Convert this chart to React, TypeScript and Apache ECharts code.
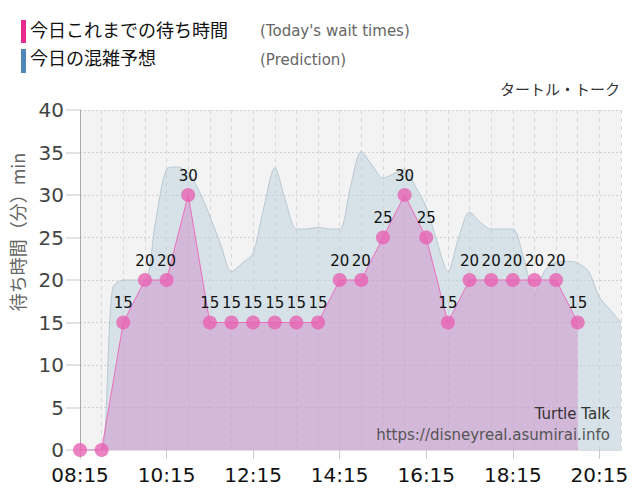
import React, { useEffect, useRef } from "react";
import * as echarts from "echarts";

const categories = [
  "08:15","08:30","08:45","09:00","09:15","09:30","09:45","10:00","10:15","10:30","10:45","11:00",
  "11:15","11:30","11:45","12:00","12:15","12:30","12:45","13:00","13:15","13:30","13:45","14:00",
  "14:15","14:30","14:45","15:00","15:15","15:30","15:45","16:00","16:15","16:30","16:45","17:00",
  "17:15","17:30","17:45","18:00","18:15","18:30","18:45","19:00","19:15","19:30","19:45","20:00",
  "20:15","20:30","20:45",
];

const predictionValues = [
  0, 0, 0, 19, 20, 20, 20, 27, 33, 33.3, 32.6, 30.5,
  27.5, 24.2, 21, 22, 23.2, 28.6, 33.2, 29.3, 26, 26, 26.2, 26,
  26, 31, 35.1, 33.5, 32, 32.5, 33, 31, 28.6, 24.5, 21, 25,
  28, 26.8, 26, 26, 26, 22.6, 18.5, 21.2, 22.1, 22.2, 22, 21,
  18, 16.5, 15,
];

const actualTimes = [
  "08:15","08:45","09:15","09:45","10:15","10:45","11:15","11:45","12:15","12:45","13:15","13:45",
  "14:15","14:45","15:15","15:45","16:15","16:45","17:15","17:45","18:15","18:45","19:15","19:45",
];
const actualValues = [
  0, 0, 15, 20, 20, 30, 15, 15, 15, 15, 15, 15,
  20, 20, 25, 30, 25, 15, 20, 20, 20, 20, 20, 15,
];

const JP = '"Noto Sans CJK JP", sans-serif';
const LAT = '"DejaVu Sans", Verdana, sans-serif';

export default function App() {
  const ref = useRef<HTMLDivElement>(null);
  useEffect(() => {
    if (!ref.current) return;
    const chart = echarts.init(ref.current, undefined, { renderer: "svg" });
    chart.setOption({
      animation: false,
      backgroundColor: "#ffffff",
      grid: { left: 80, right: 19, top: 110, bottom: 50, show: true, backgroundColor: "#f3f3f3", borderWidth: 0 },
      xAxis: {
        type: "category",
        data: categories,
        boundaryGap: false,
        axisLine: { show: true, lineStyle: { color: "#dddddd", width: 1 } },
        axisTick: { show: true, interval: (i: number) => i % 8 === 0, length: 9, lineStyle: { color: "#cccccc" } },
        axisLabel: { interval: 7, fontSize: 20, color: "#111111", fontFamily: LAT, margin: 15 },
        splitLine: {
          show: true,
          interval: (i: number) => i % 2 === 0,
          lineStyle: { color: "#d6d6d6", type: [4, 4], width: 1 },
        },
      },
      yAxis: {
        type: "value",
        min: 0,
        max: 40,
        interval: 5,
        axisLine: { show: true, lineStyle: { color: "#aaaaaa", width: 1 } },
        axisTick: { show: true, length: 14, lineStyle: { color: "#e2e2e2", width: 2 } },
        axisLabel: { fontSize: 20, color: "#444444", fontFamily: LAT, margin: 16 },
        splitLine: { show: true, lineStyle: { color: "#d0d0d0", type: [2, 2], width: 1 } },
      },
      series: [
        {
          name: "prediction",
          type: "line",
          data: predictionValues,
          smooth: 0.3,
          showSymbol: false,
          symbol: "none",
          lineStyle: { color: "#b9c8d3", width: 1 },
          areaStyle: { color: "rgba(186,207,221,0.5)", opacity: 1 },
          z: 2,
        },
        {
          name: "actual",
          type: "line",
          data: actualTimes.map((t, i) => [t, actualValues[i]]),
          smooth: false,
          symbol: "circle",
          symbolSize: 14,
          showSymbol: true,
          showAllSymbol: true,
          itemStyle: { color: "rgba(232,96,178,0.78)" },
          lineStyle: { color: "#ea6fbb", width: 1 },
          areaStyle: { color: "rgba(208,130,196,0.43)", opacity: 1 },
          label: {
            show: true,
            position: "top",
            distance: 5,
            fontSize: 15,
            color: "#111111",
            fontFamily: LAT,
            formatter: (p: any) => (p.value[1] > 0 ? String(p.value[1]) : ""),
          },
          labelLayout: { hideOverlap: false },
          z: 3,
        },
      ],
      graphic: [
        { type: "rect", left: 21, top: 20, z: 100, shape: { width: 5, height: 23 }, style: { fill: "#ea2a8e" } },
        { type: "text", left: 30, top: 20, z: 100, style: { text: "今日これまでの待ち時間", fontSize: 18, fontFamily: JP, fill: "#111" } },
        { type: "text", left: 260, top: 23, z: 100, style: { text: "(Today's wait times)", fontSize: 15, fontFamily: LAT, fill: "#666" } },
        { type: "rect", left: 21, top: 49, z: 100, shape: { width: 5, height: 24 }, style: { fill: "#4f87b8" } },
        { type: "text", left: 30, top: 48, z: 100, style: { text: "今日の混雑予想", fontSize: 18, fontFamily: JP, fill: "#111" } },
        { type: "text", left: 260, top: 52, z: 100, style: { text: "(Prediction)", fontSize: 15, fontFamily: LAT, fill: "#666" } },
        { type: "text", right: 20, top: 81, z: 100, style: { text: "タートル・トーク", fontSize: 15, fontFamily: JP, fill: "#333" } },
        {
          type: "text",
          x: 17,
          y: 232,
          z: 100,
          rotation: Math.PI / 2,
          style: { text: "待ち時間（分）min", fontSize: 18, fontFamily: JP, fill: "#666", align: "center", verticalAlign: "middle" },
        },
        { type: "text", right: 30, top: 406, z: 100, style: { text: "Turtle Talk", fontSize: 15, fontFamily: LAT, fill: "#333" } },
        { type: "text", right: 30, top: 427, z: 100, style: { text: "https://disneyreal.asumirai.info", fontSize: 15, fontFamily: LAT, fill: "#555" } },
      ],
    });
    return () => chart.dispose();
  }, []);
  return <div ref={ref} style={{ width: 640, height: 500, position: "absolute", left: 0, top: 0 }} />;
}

**Direction**
Show all lines above holding "React".

**Expected output**
Convert this chart to React, TypeScript and Apache ECharts code.
import React, { useEffect, useRef } from "react";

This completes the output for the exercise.